A mechanistic investigation of the EDWARDS INTUITY Elite valve's hemodynamic performance.

Abstract

Rapid deployment surgical aortic valve replacement has emerged as an alternative to the contemporary sutured valve technique. A difference in transvalvular pressure has been observed clinically between RD-SAVR and contemporary SAVR. A mechanistic inquiry into the impact of the rapid deployment valve inflow frame design on the left ventricular outflow tract and valve hemodynamics is needed. A 23mm EDWARDS INTUITY Elite rapid deployment valve and a control contemporary, sutured valve, a 23mm Magna Ease valve, were implanted in an explanted human heart by an experienced cardiac surgeon. Per convention, the rapid deployment valve was implanted with three non-pledgeted, simple guiding sutures, while fifteen pledgeted, mattress sutures were used to implant the contemporary surgical valve. In vitro flow models were created from micro-computed tomography scans of the implanted valves and surrounding cardiac anatomy. Particle image velocimetry and hydrodynamic characterization experiments were conducted in the vicinity of the valves in a validated pulsatile flow loop system. The rapid deployment and control valves were found to have mean transvalvular pressure gradients of 7.92 ± 0.37 and 10.13 ± 0.48mmHg, respectively.
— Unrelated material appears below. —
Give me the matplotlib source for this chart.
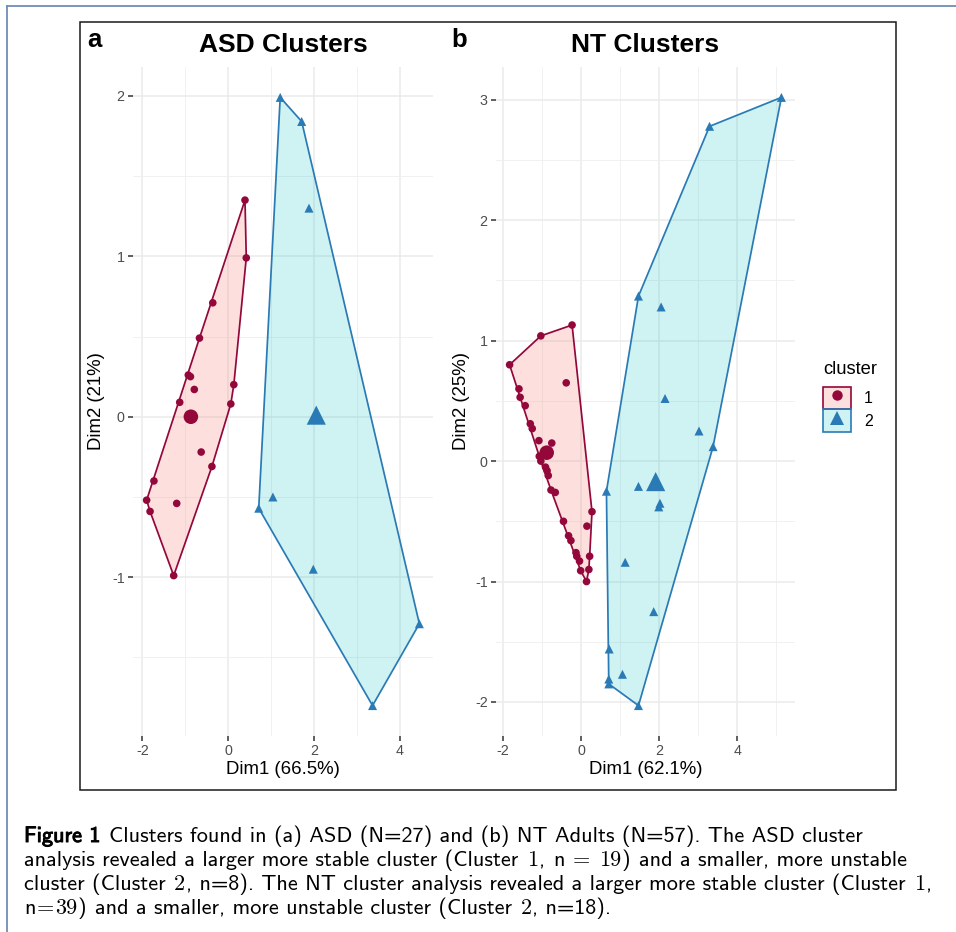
import numpy as np
import matplotlib
matplotlib.use("Agg")
import matplotlib.pyplot as plt
from matplotlib.patches import Patch, Rectangle
from matplotlib.lines import Line2D
from matplotlib.legend_handler import HandlerTuple
import matplotlib.patheffects as pe

# ---------------- data ----------------
asd_c1_x = [0.39, 0.42, -0.36, -0.67, -0.93, -0.88, -0.79, -1.13, 0.13, 0.06,
            -0.63, -0.38, -1.73, -1.90, -1.82, -1.20, -1.27]
asd_c1_y = [1.35, 0.99, 0.71, 0.49, 0.26, 0.25, 0.17, 0.09, 0.20, 0.08,
            -0.22, -0.31, -0.40, -0.52, -0.59, -0.54, -0.99]
asd_c2_x = [1.21, 1.71, 1.88, 1.04, 0.71, 1.98, 4.45, 3.36]
asd_c2_y = [1.99, 1.84, 1.30, -0.50, -0.57, -0.95, -1.29, -1.80]
asd_cent_x = [-0.87, 2.05]
asd_cent_y = [0.00, 0.01]

nt_c1_x = [-1.83, -1.03, -0.23, -0.38, -1.59, -1.56, -1.43, -1.30, -1.25, -1.08,
           -0.75, -1.07, -1.03, -0.91, -0.87, -0.84, -0.77, -0.66, 0.28, 0.15,
           -0.45, -0.32, -0.26, -0.13, -0.11, -0.04, 0.22, 0.20, -0.01, 0.14]
nt_c1_y = [0.80, 1.04, 1.13, 0.65, 0.60, 0.53, 0.46, 0.31, 0.27, 0.17,
           0.15, 0.04, 0.00, -0.05, -0.08, -0.12, -0.24, -0.26, -0.42, -0.54,
           -0.50, -0.62, -0.66, -0.76, -0.79, -0.83, -0.79, -0.90, -0.91, -1.00]
nt_c2_x = [5.13, 3.29, 1.47, 2.05, 2.15, 3.02, 3.38, 0.65, 1.47, 2.02,
           1.99, 1.13, 1.86, 0.72, 1.06, 0.71, 0.71, 1.47]
nt_c2_y = [3.02, 2.78, 1.37, 1.28, 0.52, 0.25, 0.12, -0.25, -0.21, -0.35,
           -0.38, -0.84, -1.25, -1.56, -1.77, -1.81, -1.85, -2.03]
nt_cent_x = [-0.88, 1.91]
nt_cent_y = [0.07, -0.17]

cluster_labels = ["1", "2"]
panel_titles = ["ASD Clusters", "NT Clusters"]
panel_letters = ["a", "b"]
xlabels = ["Dim1 (66.5%)", "Dim1 (62.1%)"]
ylabels = ["Dim2 (21%)", "Dim2 (25%)"]
asd_xticks = [-2, 0, 2, 4]
asd_yticks = [-1, 0, 1, 2]
nt_xticks = [-2, 0, 2, 4]
nt_yticks = [-2, -1, 0, 1, 2, 3]

# ---------------- style ----------------
LINE_COLS = ["#93073B", "#2A7AB5"]
FILL_COLS = [(0.973, 0.463, 0.427, 0.22), (0.0, 0.749, 0.769, 0.19)]
MARKERS = ["o", "^"]
FONT = "Liberation Sans"
plt.rcParams["font.family"] = [FONT, "DejaVu Sans"]
plt.rcParams["axes.unicode_minus"] = False
plt.rcParams["mathtext.fontset"] = "cm"

W, H = 956, 932
fig = plt.figure(figsize=(W / 100, H / 100), dpi=100)


def fx(px):
    return px / W


def fy(py):
    return 1 - py / H


def hull(xs, ys):
    pts = sorted(set(zip(xs, ys)))

    def cross(o, a, b):
        return (a[0] - o[0]) * (b[1] - o[1]) - (a[1] - o[1]) * (b[0] - o[0])

    lower, upper = [], []
    for p in pts:
        while len(lower) >= 2 and cross(lower[-2], lower[-1], p) <= 0:
            lower.pop()
        lower.append(p)
    for p in reversed(pts):
        while len(upper) >= 2 and cross(upper[-2], upper[-1], p) <= 0:
            upper.pop()
        upper.append(p)
    h = lower[:-1] + upper[:-1]
    return [p[0] for p in h], [p[1] for p in h]


def panel(rect, clusters, cents, xticks, yticks, title, letter, xl, yl, ylab_x, letter_x):
    ax = fig.add_axes(rect)
    ax.set_zorder(1)
    for i, (xs, ys) in enumerate(clusters):
        hx, hy = hull(xs, ys)
        ax.fill(hx, hy, facecolor=FILL_COLS[i], edgecolor="none", zorder=2)
        ax.fill(hx, hy, facecolor="none", edgecolor=LINE_COLS[i], lw=1.25, zorder=3)
        ms = 30 if MARKERS[i] == "o" else 42
        ax.scatter(xs, ys, s=ms, marker=MARKERS[i], color=LINE_COLS[i],
                   edgecolors="none", zorder=4)
        big = 110 if MARKERS[i] == "o" else 190
        ax.scatter([cents[0][i]], [cents[1][i]], s=big, marker=MARKERS[i],
                   color=LINE_COLS[i], edgecolors="none", zorder=5)
    ax.margins(0.05)
    ax.set_xticks(xticks)
    ax.set_yticks(yticks)
    ax.set_xticklabels([str(t) for t in xticks])
    ax.set_yticklabels([str(t) for t in yticks])
    x0, x1 = ax.get_xlim()
    y0, y1 = ax.get_ylim()
    xm = [t + 1 for t in range(int(np.floor(x0)) - 1, int(np.ceil(x1)) + 1, 2)
          if x0 < t + 1 < x1 and (t + 1) not in xticks]
    ym = [v for v in np.arange(np.floor(y0) - 0.5, np.ceil(y1) + 0.5, 1.0)
          if y0 < v < y1]
    ax.set_xticks(xm, minor=True)
    ax.set_yticks(ym, minor=True)
    ax.set_xlim(x0, x1)
    ax.set_ylim(y0, y1)
    ax.set_axisbelow(True)
    ax.grid(which="major", color="#EBEBEB", lw=1.1)
    ax.grid(which="minor", color="#EFEFEF", lw=0.6)
    for s in ax.spines.values():
        s.set_visible(False)
    ax.tick_params(which="major", length=3.6, width=1.1, color="#333333",
                   labelcolor="#4D4D4D", labelsize=10.3, pad=2.4)
    ax.tick_params(which="minor", length=0)
    ax.set_xlabel(xl, fontsize=13.4)
    ax.set_ylabel(yl, fontsize=13.4)
    ax.xaxis.set_label_coords(0.5, -0.038)
    ax.yaxis.set_label_coords(ylab_x, 0.5)
    ax.set_title(title, fontsize=19, fontweight="bold", pad=10.8)
    fig.text(fx(letter_x), fy(47), letter, fontsize=18.5, fontweight="bold",
             ha="left", va="baseline")
    return ax


ax_a = panel([fx(133), fy(736), (433 - 133) / W, (736 - 67) / H],
             [(asd_c1_x, asd_c1_y), (asd_c2_x, asd_c2_y)], (asd_cent_x, asd_cent_y),
             asd_xticks, asd_yticks, panel_titles[0], panel_letters[0],
             xlabels[0], ylabels[0], -0.093, 87)
ax_b = panel([fx(496), fy(736), (795 - 496) / W, (736 - 67) / H],
             [(nt_c1_x, nt_c1_y), (nt_c2_x, nt_c2_y)], (nt_cent_x, nt_cent_y),
             nt_xticks, nt_yticks, panel_titles[1], panel_letters[1],
             xlabels[1], ylabels[1], -0.087, 451)

# legend
fig.text(fx(823), fy(369), "cluster", fontsize=13.2, ha="left", va="center")
handles = []
for i in range(2):
    p = Patch(facecolor=FILL_COLS[i], edgecolor=LINE_COLS[i], lw=1.2)
    m = Line2D([], [], ls="none", marker=MARKERS[i], color=LINE_COLS[i],
               markersize=7.5 if MARKERS[i] == "o" else 9.5, markeredgewidth=0)
    handles.append((p, m))
fs_leg = 11.5
fig.legend(handles, cluster_labels, handler_map={tuple: HandlerTuple(ndivide=1, pad=0)},
           loc="upper left", bbox_to_anchor=(fx(823), fy(386.5)), frameon=False,
           fontsize=fs_leg, handlelength=28 / (fs_leg * 100 / 72),
           handleheight=28 / (fs_leg * 100 / 72), labelspacing=0.05,
           handletextpad=0.8, borderpad=0, borderaxespad=0)

# chart box and page frame
fig.add_artist(Rectangle((fx(80), fy(790)), (896 - 80) / W, (790 - 22) / H,
                         transform=fig.transFigure, fill=False, ec="#1a1a1a", lw=1.1))
fig.add_artist(Line2D([fx(7), 1.0], [fy(6), fy(6)], transform=fig.transFigure,
                      color="#6F8DB3", lw=1.3))
fig.add_artist(Line2D([fx(7), fx(7)], [fy(6), 0.0], transform=fig.transFigure,
                      color="#6F8DB3", lw=1.3))

# caption
CAP_SIZE = 16.0
SANS, ROMAN = "cmss10", "cmr10"
renderer = fig.canvas.get_renderer()


def twidth(s, fam):
    t = fig.text(0, 0, s, family=fam, fontsize=CAP_SIZE)
    w = t.get_window_extent(renderer=renderer).width
    t.remove()
    return w


SPACE = twidth("a a", SANS) - twidth("aa", SANS)


def caption_line(y, segs):
    x = 24.0
    for seg in segs:
        if seg == " ":
            x += SPACE
            continue
        txt, fam, bold = seg
        t = fig.text(fx(x), fy(y), txt, family=fam, fontsize=CAP_SIZE,
                     ha="left", va="baseline", color="black")
        if bold:
            t.set_path_effects([pe.withStroke(linewidth=0.7, foreground="black")])
        x += t.get_window_extent(renderer=renderer).width + 1.0


S = lambda s: (s, SANS, False)
R = lambda s: (s, ROMAN, False)
caption_line(842, [("Figure 1", SANS, True), " ",
                   S("Clusters found in (a) ASD (N=27) and (b) NT Adults (N=57). The ASD cluster")])
caption_line(866, [S("analysis revealed a larger more stable cluster (Cluster"), " ", R("1"),
                   S(","), " ", S("n"), " ", R("="), " ", R("19"), S(")"), " ",
                   S("and a smaller, more unstable")])
caption_line(890, [S("cluster (Cluster"), " ", R("2"), S(", n=8). The NT cluster analysis revealed a larger more stable cluster (Cluster"),
                   " ", R("1"), S(",")])
caption_line(914, [S("n"), R("="), R("39"), S(")"), " ",
                   S("and a smaller, more unstable cluster (Cluster"), " ", R("2"), S(", n=18).")])

fig.savefig("out.png", dpi=100)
The inflow frame of the rapid deployment valve formed a larger, more circular, left ventricular outflow tract compared to the control valve. Furthermore, it was found that the presence of the control valve's sub-annular pledgets compromised its velocity distribution and consequently its pressure gradient. The rapid deployment valve's intra-annular inflow frame provides for a larger, left ventricular outflow tract, thus reducing the transvalvular pressure gradient and improving overall hemodynamic performance.